The current caused by the secondary load current (Is), the load current appears
at the primary winding with a magnitude of: Is . Ns/Np.
Ip = √(Im² + (Is.Ns/Np)²)
In fact there is also some primary current caused by core losses, but I ignore
this.
Not that this current is necessarily negligible small, but I found it too
difficult to implement the core losses in the calculator.
So I simply omit it.
Anyway, the primary transformer current is at full loading almost only depending
on the secondary load current.
Transformer losses
In this calculator, the losses in the transformer are calculated, based on the
load current, the magnetizing current and the DC resistance of the windings.

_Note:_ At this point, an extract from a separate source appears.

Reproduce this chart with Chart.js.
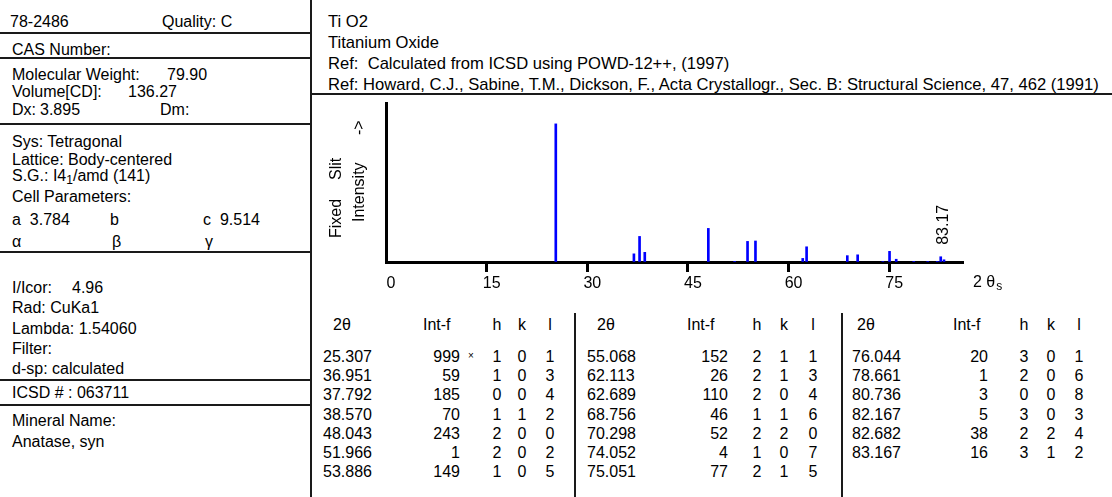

There are however more causes of transformer losses, such as:
- Core losses (hysteresis losses and eddy-current losses).
- Capacitance in and between the windings.
- Skin effect and proximity effect, which increases wire resistance at higher
frequencies.
But I omit these, so you don't have to specify all the correct parameters for
these effects, and for me the calculator doesn't become too complex to make.
The magnetizing current plays only a minor role in the transformer losses, but I
have implemented it in the calculator because it was quite easy to do so.
Figure 9
Figure 9 shows an equivalent circuit for a transformer inclusive primary
resistance (Rp), secondary resistance (Rs), and primary inductance (Lp).
The resistor RL is the load resistor which you connect to the transformer
output.
The "ideal transformer" in the circuit is an imaginary lossless device, with
infinite inductance and zero resistance.
Figure 10 : simplification of figure 9.
In figure 10, the ideal transformer, Rs and RL from figure 9 have been
replaced by one resistor with value (Rs+RL).(Np/Ns)².
Now it becomes possible to calculate the voltage across coil Lp, and then the
magnetizing current.
I'm not going to explain in detail how this calculation goes, the calculator is
doing the calculation for you.
The voltage across Lp can be multiplied by Ns/Np to get the voltage across Rs+RL.
In this way, we can determine the power in all resistors.